§ **Supplied information**:
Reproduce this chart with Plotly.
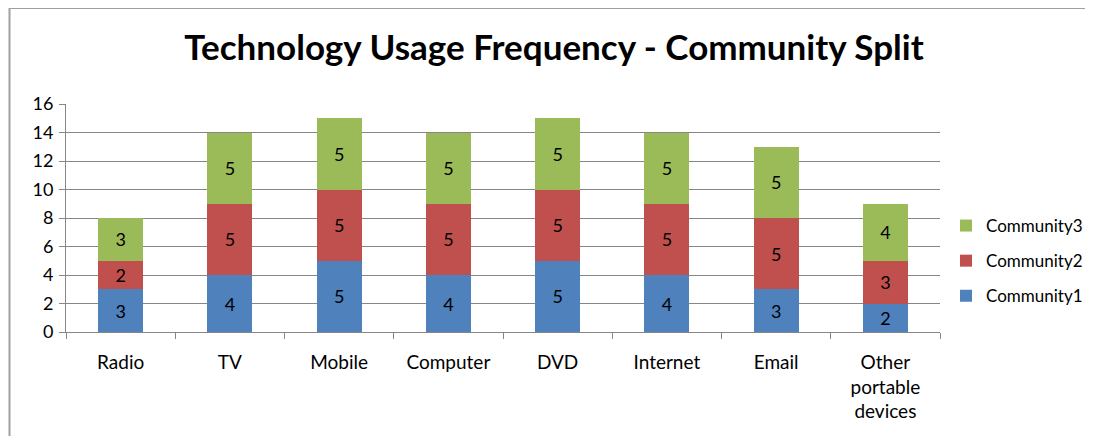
import plotly.graph_objects as go

categories = ["Radio", "TV", "Mobile", "Computer", "DVD", "Internet", "Email", "Other<br>portable<br>devices"]
community1 = [3, 4, 5, 4, 5, 4, 3, 2]
community2 = [2, 5, 5, 5, 5, 5, 5, 3]
community3 = [3, 5, 5, 5, 5, 5, 5, 4]
series_names = ["Community1", "Community2", "Community3"]
colors = ["#4F81BD", "#C0504D", "#9BBB59"]
y_ticks = [0, 2, 4, 6, 8, 10, 12, 14, 16]

FONT = "Lato"
OFF = 8  # page body margin
W, H = 1093 - 2 * OFF, 444 - 2 * OFF
# plot area in page pixels: x 66..940, y 104..332
L = 66 - OFF
T = 104 - OFF
R = W - (940 - OFF)
B = H - (332 - OFF)
pw, ph = W - L - R, H - T - B

def px(x):
    return (x - OFF - L) / pw

def py(y):
    return (H - B - (y - OFF)) / ph

fig = go.Figure()
for i, (name, vals, col) in enumerate(zip(series_names, [community1, community2, community3], colors)):
    fig.add_trace(go.Bar(
        x=categories, y=vals, name=name, legendgroup=name, legendrank=10 - i,
        marker=dict(color=col, line=dict(width=0)),
        text=vals, textposition="inside", insidetextanchor="middle",
        textfont=dict(color="black", size=18, family=FONT), constraintext="none",
    ))

fig.update_layout(
    width=W, height=H,
    barmode="stack", bargap=0.59,
    margin=dict(l=L, r=R, t=T, b=B, autoexpand=False),
    paper_bgcolor="white", plot_bgcolor="white",
    font=dict(family=FONT, size=18, color="black"),
    title=dict(text="<b>Technology Usage Frequency - Community Split</b>",
               x=(554 - OFF) / W, xanchor="center", y=1 - (48 - OFF) / H, yanchor="middle",
               font=dict(size=35, family=FONT, color="black")),
    legend=dict(x=px(946), y=py(208), xanchor="left", yanchor="top",
                traceorder="grouped", font=dict(size=17, family=FONT),
                itemwidth=30, tracegroupgap=10),
    xaxis=dict(showline=True, linecolor="#868686", linewidth=1,
               ticks="outside", tickson="boundaries", ticklen=6, tickcolor="#868686",
               showgrid=False, tickfont=dict(size=19, family=FONT), ticklabelstandoff=13),
    yaxis=dict(range=[0, 16], tickvals=y_ticks, showline=True, linecolor="#868686",
               linewidth=1, ticks="outside", ticklen=6, tickcolor="#868686",
               showgrid=True, gridcolor="#868686", gridwidth=1, zeroline=False,
               tickfont=dict(size=18, family=FONT), ticklabelstandoff=2),
    shapes=[dict(type="rect", xref="paper", yref="paper",
                 x0=px(9.5), x1=px(1110), y0=py(8), y1=py(470),
                 line=dict(color="#A0A0A0", width=2), layer="below")],
)

fig.write_html("out.html")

§ **What is needed**: Restate only the lines running from the start of the material above through the line containing "import plotly.graph_objects as go", ends included. No pictures.

§ **Exercise result**:
Reproduce this chart with Plotly.
import plotly.graph_objects as go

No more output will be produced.